The eighteenth-nineteenth century farmhouses

The process of modernization began under the Enlightenment-driven reforms initiated by Pietro Leopoldo, who had made agriculture, based on sharecropping, the central focus of the state’s economic reorganization. This was to be “re-founded” through the long reach of the Accademia dei Georgofili. It all started with an inquiry in 1766, followed in 1770 by the publication Delle case de’ contadini (On the Houses of Farmers), a sort of manual written by the architect of the Grand Ducal Estates, Ferdinando Morozzi. Both Morozzi and the other grand ducal architect, Giuseppe Salvetti (1734–1800), drew on these guidelines in practice, drawing inspiration from the 16th-century legacy of Bernardo Buontalenti.

The Grand Ducal example, starting in the 1760s, was imitated by noble families (such as the Ginori and Pierucci) on their estates. These families, being knowledgeable in agricultural economics and the “arts of design,” copied the initial prototypes and had them built by skilled local craftsmen. As a result, new types of houses were developed, such as those used in the reclamation of the ‘Chiane’ and ‘Maremme’ regions, as well as the so-called Valdarno style, to which almost all the farmhouses in the municipality of Laterina belong.

To this century we owe the expansion of some ‘open’ villages, such as Soppioro, perhaps named Casanuova at that time. Here, we find isolated houses or small clusters of houses, located near previous kilns, with earthen stables, a central hall with a hearth on the upper floor, surrounded by bedrooms, and sometimes a dovecote (as was the case, for example, with a certain Cristoforo di Piero, documented in 1468).

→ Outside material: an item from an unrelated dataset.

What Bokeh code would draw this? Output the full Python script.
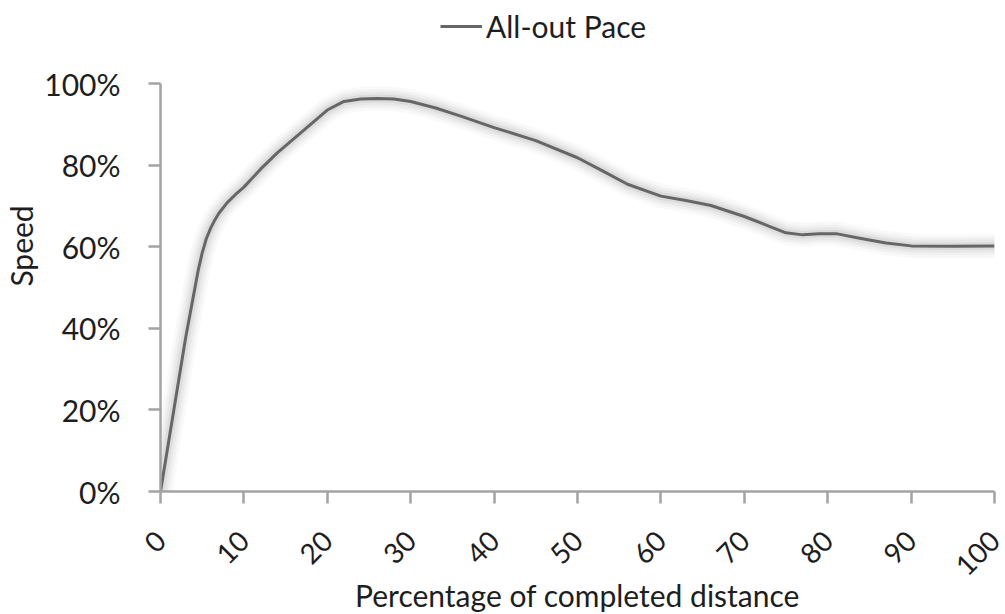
import math
from bokeh.plotting import figure
from bokeh.models import Legend, LegendItem, FixedTicker, PrintfTickFormatter, Range1d
from bokeh.embed import file_html
from bokeh.resources import INLINE

# Share of the race distance already covered (%)
distance = [0, 1, 2, 3, 3.5, 4, 4.5, 5, 5.5, 6, 6.5, 7, 8, 9, 10, 12, 14, 16, 18,
            20, 22, 24, 26, 28, 30, 33, 36, 40, 45, 50, 53, 56, 60, 63, 66, 70,
            73, 75, 77, 79, 81, 84, 87, 90, 95, 100]
# Running speed relative to top speed (%)
speed = [0, 12.5, 25, 37.5, 43, 48.5, 54, 58.5, 62, 64.5, 66.5, 68.2, 70.8, 72.8,
         74.6, 79, 83, 86.5, 90, 93.5, 95.6, 96.2, 96.3, 96.2, 95.6, 94.0, 92.0,
         89.2, 86.0, 81.8, 78.6, 75.3, 72.4, 71.3, 70.1, 67.4, 65, 63.4, 62.9,
         63.2, 63.2, 62.0, 60.9, 60.2, 60.1, 60.2]

series_name = "All-out Pace"
x_ticks = [0, 10, 20, 30, 40, 50, 60, 70, 80, 90, 100]
y_ticks = [0, 20, 40, 60, 80, 100]

FONT = "Lato"
TEXT = "#1e1e1e"
AXIS = "#a3a3a3"
LINE = "#666666"

# the frame reaches the top edge so the legend can sit above the 100% line;
# the axis itself is bounded to 0-100
PLOT_H = 408
FRAME_H = 491
p = figure(frame_width=834, frame_height=FRAME_H, output_backend="svg",
           toolbar_location=None,
           x_range=Range1d(0, 100), y_range=Range1d(0, 100 * FRAME_H / PLOT_H),
           min_border_left=160, min_border_right=11, min_border_top=0,
           min_border_bottom=123)
p.outline_line_color = None
p.grid.grid_line_color = None
p.background_fill_color = "white"
p.border_fill_color = "white"

# soft shadow halo beneath the series line
for w, a in [(24, 0.05), (18, 0.07), (13, 0.09), (8, 0.12)]:
    p.line(distance, speed, line_color="#8c8c8c", line_width=w, line_alpha=a,
           line_join="round", line_cap="round")
main = p.line(distance, speed, line_color=LINE, line_width=3, line_join="round")

xa = p.xaxis[0]
xa.ticker = FixedTicker(ticks=x_ticks)
xa.axis_label = "Percentage of completed distance"
xa.major_label_orientation = math.pi / 4

ya = p.yaxis[0]
ya.ticker = FixedTicker(ticks=y_ticks)
ya.formatter = PrintfTickFormatter(format="%d%%")
ya.axis_label = "Speed"
ya.bounds = (0, 100)

for ax in (xa, ya):
    ax.axis_line_color = AXIS
    ax.axis_line_width = 2.5
    ax.major_tick_line_color = AXIS
    ax.major_tick_line_width = 2.5
    ax.major_tick_out = 12
    ax.major_tick_in = 0
    ax.minor_tick_line_color = None
    ax.major_label_text_font = FONT
    ax.major_label_text_font_size = "30px"
    ax.major_label_text_color = TEXT
    ax.axis_label_text_font = FONT
    ax.axis_label_text_font_size = "30px"
    ax.axis_label_text_font_style = "normal"
    ax.axis_label_text_color = TEXT

xa.major_label_text_font_size = "28px"
ya.major_label_standoff = 28
ya.axis_label_standoff = 2
xa.major_label_standoff = 32
xa.axis_label_standoff = -11

legend = Legend(items=[LegendItem(label=series_name, renderers=[main])],
                location=(280, 447), orientation="horizontal",
                label_text_font=FONT, label_text_font_size="30px",
                label_text_color=TEXT, glyph_width=42, label_standoff=4,
                background_fill_alpha=0, border_line_color=None, margin=0,
                padding=8)
p.add_layout(legend)

open("out.html", "w").write(file_html(p, INLINE))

The agricultural buildings of the Isola estate of the Ginori family were soon rebuilt according to the new principles. Later, the old farmhouses of Casacce, Pianacci, and Rocca, on the Capponi estate in Monsoglio—narrow and irrational—were largely demolished at the beginning of the 19th century and rebuilt similar to the newly constructed ones (such as Beccafico, Casa Nuova, or Giuncaia). The latter model of farmhouse represents the first and most widespread synchronic variation, featuring a central internal staircase and a single central dovecote. Separate from the main building, but arranged around the courtyard, were the various outbuildings (such as the barn, pigsty, carriage house, or chicken coop).

From a typological point of view, one of the most ‘perfect’ examples (a true crystallographic parallelepiped under the light, defined by the dark ‘openings’ of the ground-floor and first-floor arcades and the sharp emergence of the dovecote) seems to be that of Casa Nuova or Giuncaia or Granchiaia, which may represent the relocation of the farmhouse from the Penna estate (formerly part of the castle grounds) to a more central area with abundant water, in line with Morozzi’s recommendations.

The farmhouse of Poggerello (now also part of the Monsoglio estate) differed from the Capponi’s renovations because it featured the second synchronic variation of the aforementioned typology: the double-tower dovecote, which was widespread in other municipalities of the Valdarno, such as Pian di Scò or Castelfranco.

Other interesting farmhouses from the period include those of Le Conia, Casuccia (rebuilt by Count Pierucci in the 1780s), Pozzo, Stiani (with a central dovecote), and Ricarri (with two dovecotes, later part of the Royal estate of Laterina, privately owned by Leopold II). The Stiani farmhouse, one of the first to be built, was commissioned by Giovanni Ginori in 1768. The Pozzo farmhouse is characterized by beautiful brick vaulted ceilings in a ribbed, cross pattern, forming distinctive four-pointed stars. Similar decorative features can also be found in four ground-floor rooms of the Il Bacco farmhouse, located along the old route of the Via Vecchia Aretina to the east of Laterina, near the bridge over the Bregine stream (a building possibly originally intended as an inn and expanded in the 19th century).